Thanks for any help .. Richard
2 REPLIES 2
Steven E. Protter
Exalted Contributor

Re: init.d startup script errors out only after a reboot .. Works fine when run after reboot

You can change the level the machine boots to on the first line of /etc/inittab

change
init:3:initdefault:

to
init:4:initdefault:

Then your script in run level 4 will execute.

If thats not enough, run the environment check.

add a line to the startup script:

env /tmp/environment.txt

Take a look at that in the various run levels and you may find something the product needs is missing.
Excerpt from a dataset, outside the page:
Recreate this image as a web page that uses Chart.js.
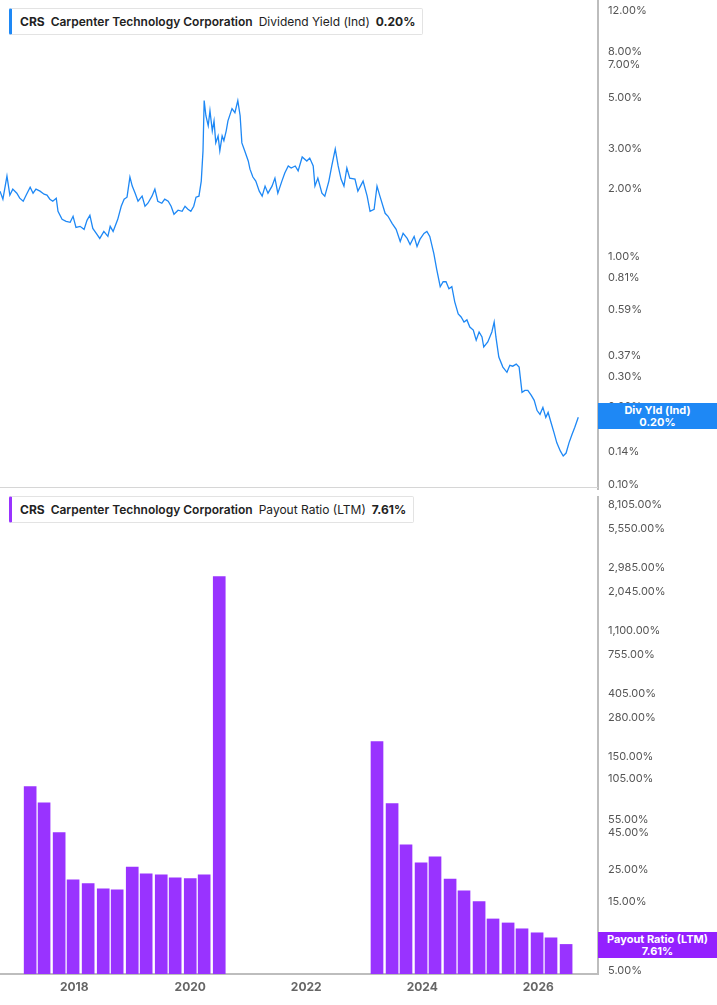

It sounds like this is an application and this application may need full networking so it should probably be the last script to execute at startup.

SEP
Steven E Protter
Owner of ISN Corporation
http://isnamerica.com
http://hpuxconsulting.com
Sponsor: http://hpux.ws
Twitter: http://twitter.com/hpuxlinux
Founder http://newdatacloud.com
Richard Ross
Regular Advisor

Re: init.d startup script errors out only after a reboot .. Works fine when run after reboot

Steve,

Thanks .. But they would like to keep it in runlevel 3 .. If I link to the init.d script in rc3.d so it would be the last item run, then the system should theoretically be up and available .. no?